Scattante R570 – Aluminum alloy frame 105s all around. Great starter bike which I still have. I bought it new for $1200

Galaxy Pro 20 – Aluminum alloy frame Ultegra components. Used this on my first ride down the coast. I gave it to your mother. Off brand bike for about $1000

Scattante Elite – Carbon Frame bike Ultegra back, Tiagra front (sometimes I want to upgrade that). Good general purpose carbon bike. Bought it at the end of the season, marked down from $2200 to $1500 and negotiated another $150 off, and out the door for $1250.

Axium 7 custom titanium – Campy all around. Given to me as by a company director who had a heart condition. Probably $4k new.

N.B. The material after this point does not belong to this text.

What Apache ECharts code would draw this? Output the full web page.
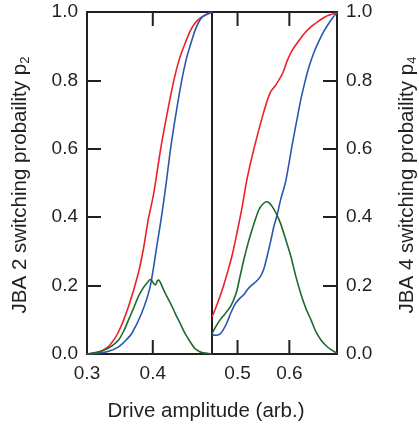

Specialized S-Works – Campy all around. Same director gave me this. @$9K new. Seen them sold used online for $3800 and that is a 12 year old bike!!

Budget for other stuff, cuz there are added expenses. For new bikes, the tires will be cheap, and likely last only one year, -Gatorskins @$75-80. The saddle will work through a test period, but if you get serious, you will swap that out @$50. Bikes don’t come with pedals, $70-90, SPD or tri-bolt. Shoes for the pedals @$40 first year test period. I just bought a mid-grade pair for $90. Jersey($40-80 depending on how vain you are). You will want it just for the pockets. Spare tube, pry bars, co2 cartridge, seat mount saddle bag for flats ($45). Floor pump with pressure gauge ($40). Don’t ever head out without pumping your tires up to 100-120 psi. Mark me, you will regret not doing it. Helmet $50-90 (again vanity plays a factor). Bike shorts – I found a brand I really like on Amazon for about $23/pair. Don’t wear underwear under these. You’ll regret it. You are meant to go commando.

So…my first bike the Scattante R570 with all the other stuff? I was out the door and on the road for about $1600. If you really do it like I do, it is worth every penny. I ride almost every day my body and weather allow. Match it up against a health club, and it ain’t that bad. Once you get the bike, flip it over and take a picture of the serial number on the frame. Bikes are one of the most fence-able stolen items there are.

Let me know when you are ready for your first century. Did a 50 mile ride today, and it was beautiful.